E-commerce is about four months old for the brand but the “growth potential is massive,” Farr said. She was careful with her words, though, when asked if she sees the company’s direct, online business eclipsing the wholesale channel in the future. “I really nurture my accounts first but I think that the Web capability, it’s unreal. The margins are unreal,” she said.

A Flynn Skye brick-and-mortar store is in the works and Farr has her eyes on the up-and-coming Lincoln Boulevard in Venice as a potential location. The burgeoning street’s seen former Abbot Kinney businesses make the exodus there and Main Street in recent years.

Farr’s a bit of a free spirit.

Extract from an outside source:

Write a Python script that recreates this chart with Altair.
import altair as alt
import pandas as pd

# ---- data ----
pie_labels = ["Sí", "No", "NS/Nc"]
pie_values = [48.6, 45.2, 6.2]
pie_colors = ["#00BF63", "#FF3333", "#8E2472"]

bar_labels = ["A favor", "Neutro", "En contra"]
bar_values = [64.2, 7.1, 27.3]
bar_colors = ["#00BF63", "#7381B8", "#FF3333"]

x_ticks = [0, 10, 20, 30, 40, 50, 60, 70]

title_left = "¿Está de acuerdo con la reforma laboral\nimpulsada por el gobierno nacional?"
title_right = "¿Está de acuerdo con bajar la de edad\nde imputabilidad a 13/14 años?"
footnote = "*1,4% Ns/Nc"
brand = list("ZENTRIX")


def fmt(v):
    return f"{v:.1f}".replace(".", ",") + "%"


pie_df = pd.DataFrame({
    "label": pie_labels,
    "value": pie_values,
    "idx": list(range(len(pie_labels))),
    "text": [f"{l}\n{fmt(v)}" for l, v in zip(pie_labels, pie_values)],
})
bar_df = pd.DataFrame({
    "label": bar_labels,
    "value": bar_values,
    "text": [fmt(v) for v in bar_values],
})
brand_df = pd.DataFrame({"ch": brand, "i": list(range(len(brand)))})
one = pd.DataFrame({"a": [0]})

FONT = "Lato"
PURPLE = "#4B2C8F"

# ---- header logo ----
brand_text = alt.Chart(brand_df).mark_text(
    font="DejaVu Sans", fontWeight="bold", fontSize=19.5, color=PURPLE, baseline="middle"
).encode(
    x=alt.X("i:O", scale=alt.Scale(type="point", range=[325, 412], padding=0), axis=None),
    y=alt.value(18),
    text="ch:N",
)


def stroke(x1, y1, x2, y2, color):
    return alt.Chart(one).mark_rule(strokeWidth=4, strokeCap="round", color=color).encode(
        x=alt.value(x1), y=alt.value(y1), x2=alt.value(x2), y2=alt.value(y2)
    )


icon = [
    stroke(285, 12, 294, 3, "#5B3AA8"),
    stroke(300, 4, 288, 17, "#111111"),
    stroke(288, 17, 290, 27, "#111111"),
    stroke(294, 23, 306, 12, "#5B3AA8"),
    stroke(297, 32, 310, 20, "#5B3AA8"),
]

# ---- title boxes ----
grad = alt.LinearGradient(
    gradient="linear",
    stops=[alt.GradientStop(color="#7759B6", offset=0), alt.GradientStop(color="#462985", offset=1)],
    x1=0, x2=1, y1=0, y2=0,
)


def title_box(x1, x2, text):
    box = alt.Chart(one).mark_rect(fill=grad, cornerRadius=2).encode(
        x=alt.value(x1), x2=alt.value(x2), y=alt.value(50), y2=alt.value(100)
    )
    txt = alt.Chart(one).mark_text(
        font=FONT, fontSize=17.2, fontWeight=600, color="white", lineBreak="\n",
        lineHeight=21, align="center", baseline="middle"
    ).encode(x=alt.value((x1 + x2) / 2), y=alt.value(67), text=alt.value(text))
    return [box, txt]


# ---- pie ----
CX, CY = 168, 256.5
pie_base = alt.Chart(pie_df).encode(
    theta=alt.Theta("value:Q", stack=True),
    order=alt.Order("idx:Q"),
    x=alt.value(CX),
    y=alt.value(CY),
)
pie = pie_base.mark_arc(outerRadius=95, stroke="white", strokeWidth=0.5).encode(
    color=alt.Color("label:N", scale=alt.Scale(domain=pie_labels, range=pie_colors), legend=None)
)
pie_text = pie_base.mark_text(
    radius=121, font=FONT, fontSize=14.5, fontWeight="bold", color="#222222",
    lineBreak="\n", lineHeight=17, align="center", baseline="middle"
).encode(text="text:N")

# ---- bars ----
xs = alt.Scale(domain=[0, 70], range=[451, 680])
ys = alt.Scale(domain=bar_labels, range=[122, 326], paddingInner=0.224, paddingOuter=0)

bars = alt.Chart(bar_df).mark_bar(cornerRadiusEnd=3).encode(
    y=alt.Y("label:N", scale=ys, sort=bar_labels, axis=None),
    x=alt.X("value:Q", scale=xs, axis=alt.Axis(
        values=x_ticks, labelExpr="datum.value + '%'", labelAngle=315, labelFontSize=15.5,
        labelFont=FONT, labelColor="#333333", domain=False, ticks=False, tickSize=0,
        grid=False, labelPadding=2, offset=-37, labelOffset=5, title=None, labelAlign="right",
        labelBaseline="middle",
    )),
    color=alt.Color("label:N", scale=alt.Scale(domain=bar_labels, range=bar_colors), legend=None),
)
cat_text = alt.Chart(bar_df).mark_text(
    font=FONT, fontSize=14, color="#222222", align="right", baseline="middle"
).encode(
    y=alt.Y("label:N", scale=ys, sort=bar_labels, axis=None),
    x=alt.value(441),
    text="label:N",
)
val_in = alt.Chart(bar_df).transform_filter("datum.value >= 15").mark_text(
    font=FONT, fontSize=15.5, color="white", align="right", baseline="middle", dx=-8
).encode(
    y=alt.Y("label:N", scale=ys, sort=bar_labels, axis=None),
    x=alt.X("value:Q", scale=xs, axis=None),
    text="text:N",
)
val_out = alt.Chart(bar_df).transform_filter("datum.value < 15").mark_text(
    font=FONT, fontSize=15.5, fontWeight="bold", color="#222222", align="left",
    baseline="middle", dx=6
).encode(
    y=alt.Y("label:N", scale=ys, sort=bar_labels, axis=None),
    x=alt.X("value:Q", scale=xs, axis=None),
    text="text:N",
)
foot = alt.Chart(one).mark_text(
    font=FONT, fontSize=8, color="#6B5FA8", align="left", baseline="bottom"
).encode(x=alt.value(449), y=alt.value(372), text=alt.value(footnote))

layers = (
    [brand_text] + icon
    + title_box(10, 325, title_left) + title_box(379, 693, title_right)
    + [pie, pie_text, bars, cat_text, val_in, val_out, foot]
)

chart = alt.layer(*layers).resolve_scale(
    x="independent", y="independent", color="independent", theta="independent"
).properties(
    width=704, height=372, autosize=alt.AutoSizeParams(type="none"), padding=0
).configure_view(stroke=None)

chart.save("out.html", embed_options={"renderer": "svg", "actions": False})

She describes herself as a tomboy and was a professional snowboarder. She’s also tried her hand as a stylist and then, through a friendship with Ling-Su Chinn of Santa Monica-based Planet Blue, wound up at the boho retailer doing everything from merchandising to later designing what became the company’s Blu Moon line. She has no formal training in design, can’t sketch and doesn’t know how to drape.

“I still, to this day, have no idea why [Chinn] asked me [to design],” Farr said.

She left Planet Blue to open her boutique Blonde and operated that for about 10 years before starting Flynn Skye — named after her eight-year-old daughter — about two-and-a-half years ago with money she borrowed from her mom and friend to make about $10,000 worth of clothing. She estimates she gave away $9,000 of that.

She’s ambitious and wants to continue doubling the company’s sales, while keeping Flynn Skye close to the vest, with no outside investors.

“I’m an overachiever,” Farr said. “I have a fear of failure. I never want to do anything less than the season before. I feel like I have to keep [producing] other stuff. Fashion’s fickle.”